We all then walked back to the ryokan to pick up our suitcases, caught cabs back to Kyoto Station, and then took a shinkansen to Tokyo. We missed seeing Mt. Fuji again, because it was already dark by the time we passed that stretch of the trip. Upon arrival in Tokyo, we transferred to the local Yamanote line (the one that makes a circle around most of the main stops of the center city) and rode it to Ikebukuro, where our hotel was.
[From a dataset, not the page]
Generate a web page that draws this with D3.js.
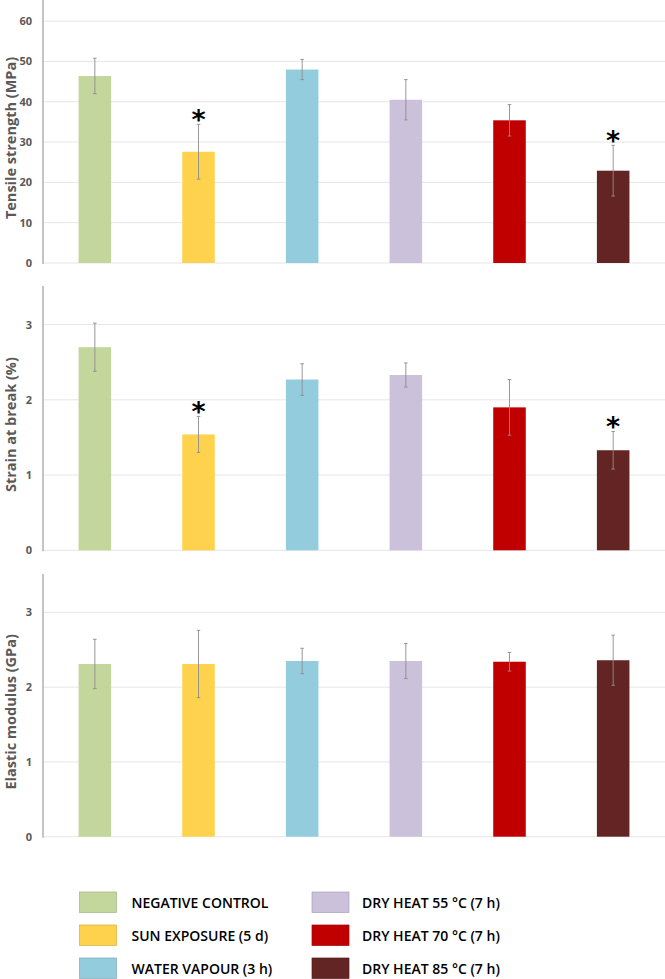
<!DOCTYPE html>
<html>
<head>
<meta charset="utf-8">
<script src="https://cdn.jsdelivr.net/npm/d3@7"></script>
<style>
  body { margin: 0; background: #fff; }
  svg { display: block; }
  text { font-family: "Open Sans", "DejaVu Sans", sans-serif; }
</style>
</head>
<body>
<svg id="chart" width="665" height="979"></svg>
<script>
// groups + colours (shared by all three panels and the legend)
const groups = ['NEGATIVE CONTROL', 'SUN EXPOSURE (5 d)', 'WATER VAPOUR (3 h)',
                'DRY HEAT 55 °C (7 h)', 'DRY HEAT 70 °C (7 h)', 'DRY HEAT 85 °C (7 h)'];
const colors = ['#C3D69B', '#FFD24D', '#93CDDD', '#CCC1DA', '#C00000', '#632523'];

// tensile strength (MPa)
const tensile = [46.4, 27.6, 48.0, 40.5, 35.4, 22.9];
const tensileErr = [4.4, 6.8, 2.5, 5.0, 3.9, 6.3];
const tensileSig = [false, true, false, false, false, true];
const tensileTicks = [0, 10, 20, 30, 40, 50, 60];

// strain at break (%)
const strain = [2.70, 1.54, 2.27, 2.33, 1.90, 1.33];
const strainErr = [0.32, 0.24, 0.21, 0.16, 0.37, 0.25];
const strainSig = [false, true, false, false, false, true];
const strainTicks = [0, 1, 2, 3];

// elastic modulus (GPa)
const modulus = [2.31, 2.31, 2.35, 2.35, 2.34, 2.36];
const modulusErr = [0.33, 0.45, 0.17, 0.235, 0.125, 0.335];
const modulusSig = [false, false, false, false, false, false];
const modulusTicks = [0, 1, 2, 3];

const svg = d3.select('#chart');
const axisX = 43, rightX = 665;
const textGrey = '#595959';

const x = d3.scaleBand().domain(groups).range([axisX, rightX]).padding(0);
const barW = x.bandwidth() * 0.314;

const panels = [
  { title: 'Tensile strength (MPa)', vals: tensile, err: tensileErr, sig: tensileSig, ticks: tensileTicks, max: 65, top: 1, bottom: 263 },
  { title: 'Strain at break (%)', vals: strain, err: strainErr, sig: strainSig, ticks: strainTicks, max: 3.5, top: 287, bottom: 550.3 },
  { title: 'Elastic modulus (GPa)', vals: modulus, err: modulusErr, sig: modulusSig, ticks: modulusTicks, max: 3.5, top: 575, bottom: 836.7 }
];

panels.forEach(p => {
  const y = d3.scaleLinear().domain([0, p.max]).range([p.bottom, p.top]);
  const g = svg.append('g');

  // gridlines
  g.selectAll('line.grid')
    .data(p.ticks)
    .join('line')
    .attr('x1', axisX).attr('x2', rightX)
    .attr('y1', d => y(d)).attr('y2', d => y(d))
    .attr('stroke', '#e6e6e6').attr('stroke-width', 1);

  // y axis, Excel-like: no tick marks, just labels
  const ax = g.append('g')
    .attr('transform', `translate(${axisX},0)`)
    .call(d3.axisLeft(y).tickValues(p.ticks).tickFormat(d3.format('d')).tickSize(0).tickPadding(11));
  ax.select('.domain').attr('stroke', '#a6a6a6').attr('stroke-width', 1.3)
    .attr('d', `M0,${p.top - 1}V${p.bottom + 1}`);
  ax.selectAll('text')
    .attr('fill', textGrey)
    .style('font-size', '11px').style('font-weight', 700)
    .style('font-family', '"Open Sans", sans-serif');

  // axis title
  g.append('text')
    .attr('transform', `translate(10,${(p.top + p.bottom) / 2 + 6}) rotate(-90)`)
    .attr('text-anchor', 'middle').attr('dominant-baseline', 'central')
    .attr('fill', textGrey)
    .style('font-size', '14.5px').style('font-weight', 700)
    .text(p.title);

  // bars
  g.selectAll('rect.bar')
    .data(groups)
    .join('rect')
    .attr('x', d => x(d) + x.bandwidth() / 2 - barW / 2)
    .attr('width', barW)
    .attr('y', (d, i) => y(p.vals[i]))
    .attr('height', (d, i) => y(0) - y(p.vals[i]))
    .attr('fill', (d, i) => colors[i]);

  // error bars
  const eb = g.selectAll('g.err')
    .data(groups)
    .join('g')
    .attr('stroke', '#8c8c8c').attr('stroke-width', 0.9);
  eb.append('line')
    .attr('x1', d => x(d) + x.bandwidth() / 2).attr('x2', d => x(d) + x.bandwidth() / 2)
    .attr('y1', (d, i) => y(p.vals[i] + p.err[i]))
    .attr('y2', (d, i) => y(p.vals[i] - p.err[i]));
  [1, -1].forEach(s => {
    eb.append('line')
      .attr('x1', d => x(d) + x.bandwidth() / 2 - 1.8).attr('x2', d => x(d) + x.bandwidth() / 2 + 1.8)
      .attr('y1', (d, i) => y(p.vals[i] + s * p.err[i]))
      .attr('y2', (d, i) => y(p.vals[i] + s * p.err[i]));
  });

  // significance markers
  g.selectAll('text.sig')
    .data(groups.filter((d, i) => p.sig[i]))
    .join('text')
    .attr('x', d => x(d) + x.bandwidth() / 2)
    .attr('y', d => { const i = groups.indexOf(d); return y(p.vals[i] + p.err[i]) + 5; })
    .attr('text-anchor', 'middle')
    .attr('fill', '#000')
    .style('font-family', '"DejaVu Sans", sans-serif')
    .style('font-size', '27px').style('font-weight', 700)
    .text('*');
});

// legend, two columns of three
const legend = svg.append('g');
const items = legend.selectAll('g')
  .data(groups)
  .join('g')
  .attr('transform', (d, i) => `translate(${i < 3 ? 79.5 : 312},${892 + (i % 3) * 33})`);
items.append('rect')
  .attr('width', 37).attr('height', 20.5)
  .attr('fill', (d, i) => colors[i])
  .attr('stroke', (d, i) => d3.color(colors[i]).darker(0.5))
  .attr('stroke-width', 0.7);
items.append('text')
  .attr('x', (d, i) => i < 3 ? 52 : 50)
  .attr('y', 10.5)
  .attr('dominant-baseline', 'central')
  .attr('fill', '#000')
  .style('font-size', '14px').style('font-weight', 600)
  .text(d => d);
</script>
</body>
</html>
Upon check-in, I discovered I had a message from Kamiyama-sensei, who I was supposed to visit in Sendai the next day. When I called him, he said that there had been a major earthquake the day before near the border of Miyagi-ken and Iwate-ken. It hadn’t affected Sendai directly very much, but it had caused some damage to roads and the shinkansen tracks. Being Japan, of course, they had gotten the train running again the next day, but Kamiyama-sensei was worried there might be an aftershock that could disrupt service again, so he thought it would be safer for him and his wife to come meet me in Tokyo instead. With those plans confirmed for the next day, I went to bed.